Catherine Booth-Clibborn (1858-1955)
Fille aînée de William Booth, le fondateur de l’Armée du Salut, Catherine Booth-Clibborn est celle qui va implanter l’organisation en France et en Suisse. Confrontée à une hostilité importante, la jeune anglaise – qui est surnommée « la Maréchale » – mène à la fois une œuvre d’évangélisation et un travail social auprès des plus démunis.
C.S. Lewis (1898-1963)
Écrivain et universitaire britannique, Clive Staples Lewis a été professeur de littérature à l’université d’Oxford.

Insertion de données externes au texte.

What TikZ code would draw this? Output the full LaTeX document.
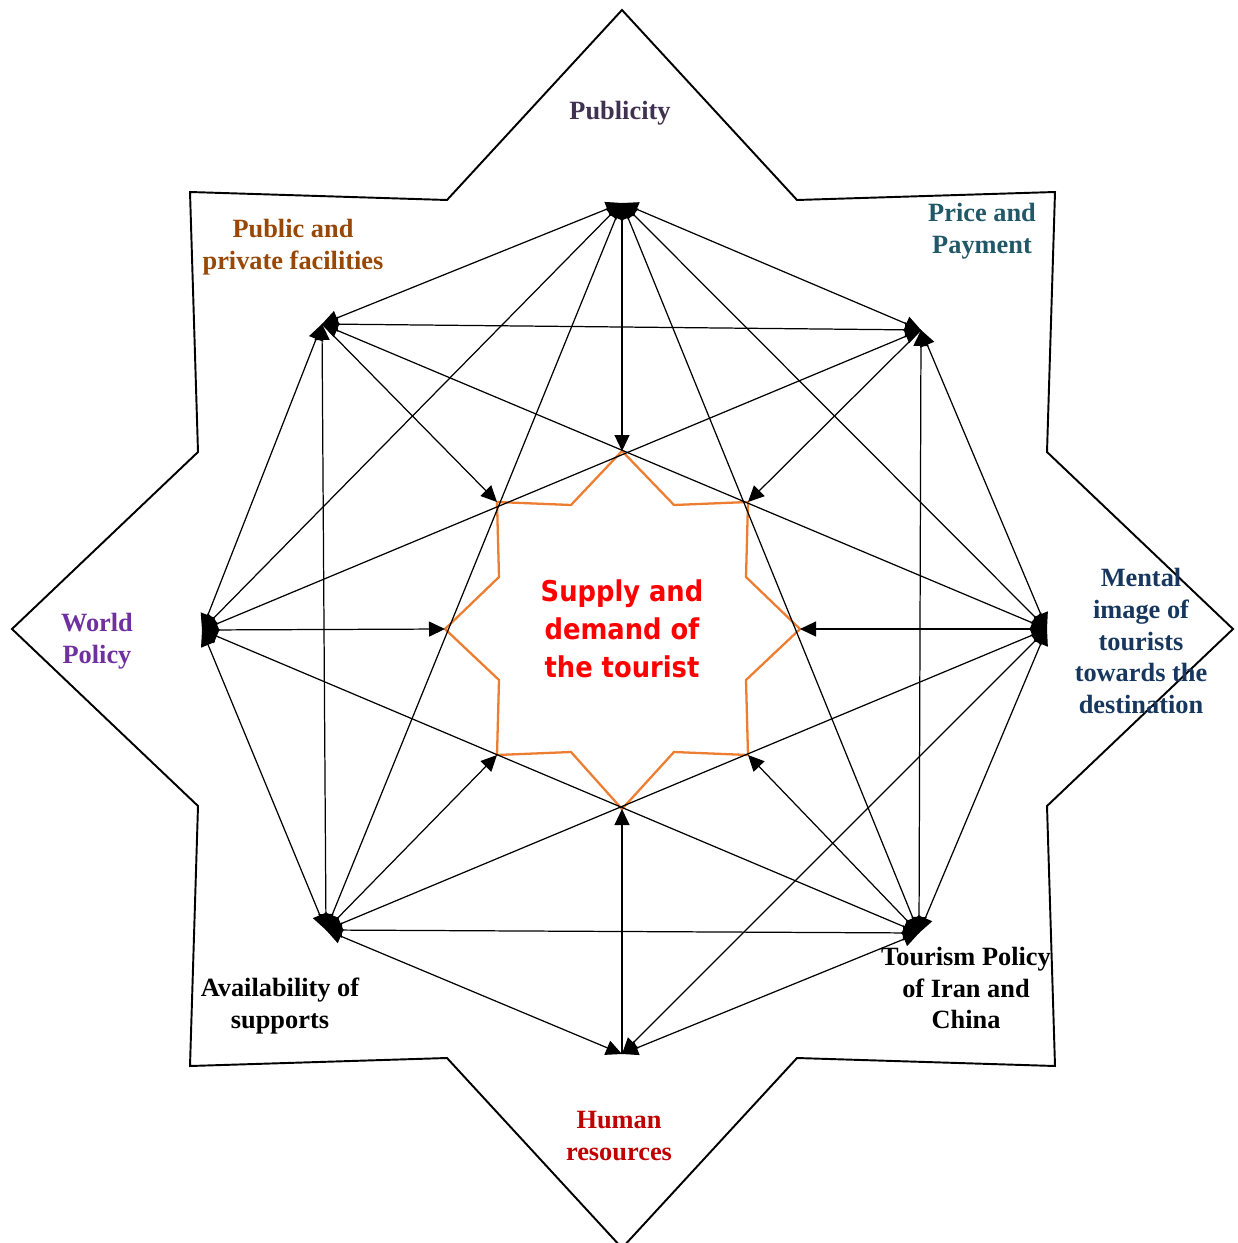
\documentclass[tikz,border=0pt]{standalone}
\usepackage{fontspec}
\setmainfont{Liberation Serif}
\newfontfamily\corefont{DejaVu Sans Condensed}
\usetikzlibrary{arrows.meta}

\definecolor{starorange}{HTML}{ED7D31}
\definecolor{pubcol}{HTML}{403151}
\definecolor{faccol}{HTML}{974806}
\definecolor{pricecol}{HTML}{215868}
\definecolor{mentcol}{HTML}{17375E}
\definecolor{worldcol}{HTML}{7030A0}
\definecolor{humcol}{HTML}{C00000}

\tikzset{
  link/.style={line width=0.7pt,{Triangle[length=3.2mm,width=3mm]}-{Triangle[length=3.2mm,width=3mm]}},
  feed/.style={line width=0.7pt,-{Triangle[length=3.2mm,width=3mm]}},
  factor/.style={font=\bfseries\fontsize{15}{18}\selectfont,align=center,inner sep=0pt},
}

\begin{document}
\begin{tikzpicture}[x=0.2mm,y=-0.2mm]
\useasboundingbox (0,0) rectangle (1237,1243);

% big star
\draw[line width=1.1pt] (622,10) -- (797,200) -- (1055,192) -- (1047,452) -- (1233,629)
      -- (1047,806) -- (1055,1066) -- (797,1058) -- (622,1248) -- (447,1058)
      -- (190,1066) -- (198,806) -- (12,629) -- (198,452) -- (190,192) -- (447,200) -- cycle;

% small star
\coordinate (inTop) at (622,451);
\coordinate (inTR) at (748,502);
\coordinate (inR) at (800,629);
\coordinate (inBR) at (748,755);
\coordinate (inBot) at (622,809);
\coordinate (inBL) at (497,755);
\coordinate (inL) at (445,629);
\coordinate (inTL) at (497,502);
\draw[starorange,line width=1.3pt] (inTop) -- (674,505) -- (inTR) -- (746,577) -- (inR)
      -- (746,680) -- (inBR) -- (674,752) -- (inBot) -- (571,752) -- (inBL)
      -- (499,680) -- (inL) -- (499,577) -- (inTL) -- (571,505) -- cycle;
\node[font=\corefont\bfseries\fontsize{16.3}{21.5}\selectfont,text=red,align=center] (core) at (622,629)
      {Supply and\\demand of\\the tourist};

% factors
\coordinate (pub) at (622,203);
\coordinate (price) at (921,330);
\coordinate (mental) at (1047,629);
\coordinate (tour) at (919,933);
\coordinate (human) at (622,1054);
\coordinate (avail) at (326,930);
\coordinate (world) at (202,630);
\coordinate (facil) at (322,324);

\foreach \a/\b in {pub/facil,pub/price,pub/world,pub/mental,pub/avail,pub/tour,
                   price/facil,price/world,price/tour,price/mental,
                   mental/facil,mental/avail,mental/human,mental/tour,
                   tour/world,tour/avail,tour/human,
                   human/avail,
                   avail/world,avail/facil,
                   world/facil}
  \draw[link] (\a) -- (\b);

\foreach \a/\b in {pub/inTop,price/inTR,mental/inR,tour/inBR,human/inBot,avail/inBL,world/inL,facil/inTL}
  \draw[feed] (\a) -- (\b);

% labels
\node[factor,text=pubcol] (lpub) at (620,113) {Publicity};
\node[factor,text=faccol] (lfacil) at (293,247) {Public and\\private facilities};
\node[factor,text=pricecol] (lprice) at (982,231) {Price and\\Payment};
\node[factor,text=mentcol] (lmental) at (1141,641) {Mental\\image of\\tourists\\towards the\\destination};
\node[factor,text=worldcol] (lworld) at (97,641) {World\\Policy};
\node[factor] (lavail) at (280,1006) {Availability of\\supports};
\node[factor,text=humcol] (lhuman) at (619,1136) {Human\\resources};
\node[factor] (ltour) at (966,988) {Tourism Policy\\of Iran and\\China};
\end{tikzpicture}
\end{document}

Surtout connu pour sa série d’ouvrages « Les Chroniques de Narnia », un classique de la littérature anglo-saxonne pour enfants, il est également l’auteur de nombreux livres dans lesquels il cherche à démontrer la pertinence de la foi chrétienne.
Billy Graham (1918-2018)
Sûrement le plus grand évangéliste du 20e siècle, le prédicateur américain Billy Graham a exhorté des dizaines de millions de personnes à se convertir à Jésus-Christ. Militant convaincu des droits civiques, il a également contribué à structurer le milieu évangélique en fondant avec d'autres le Mouvement de Lausanne et en lançant le magazine de référence Christianity Today.

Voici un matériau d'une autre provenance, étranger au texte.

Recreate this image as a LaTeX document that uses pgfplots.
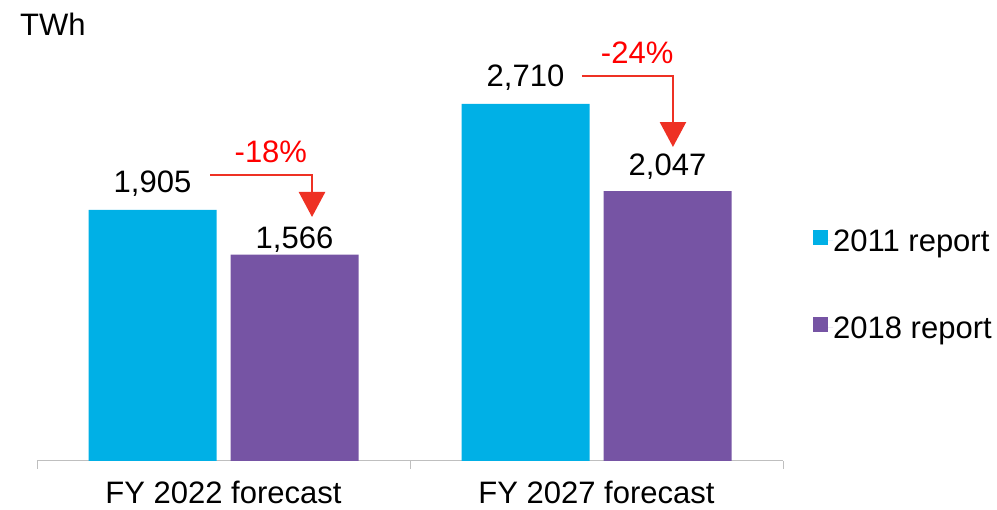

Martin Luther King (1929-1968)
Ayant grandi dans le contexte de la ségrégation raciale aux États-Unis, le pasteur Martin Luther King s’engage sans relâche dans la lutte pour les droits civiques des Afro-Américains. Recourant à la désobéissance civile et à la non-violence, celui qui prononcera le célèbre discours « I have a dream » reçoit le prix Nobel de la Paix en 1965.
Denis Mukwege (1955- …)
Surnommé « l’homme qui répare les femmes », le docteur Denis Mukwege est un chirurgien et gynécologue congolais qui vient en aide aux femmes victimes de violences dans l’Est de son pays. Dénonçant, au péril de sa vie, le viol comme arme de guerre, il reçoit en 2018 le prix Nobel de la Paix en récompense pour son engagement dans ce combat.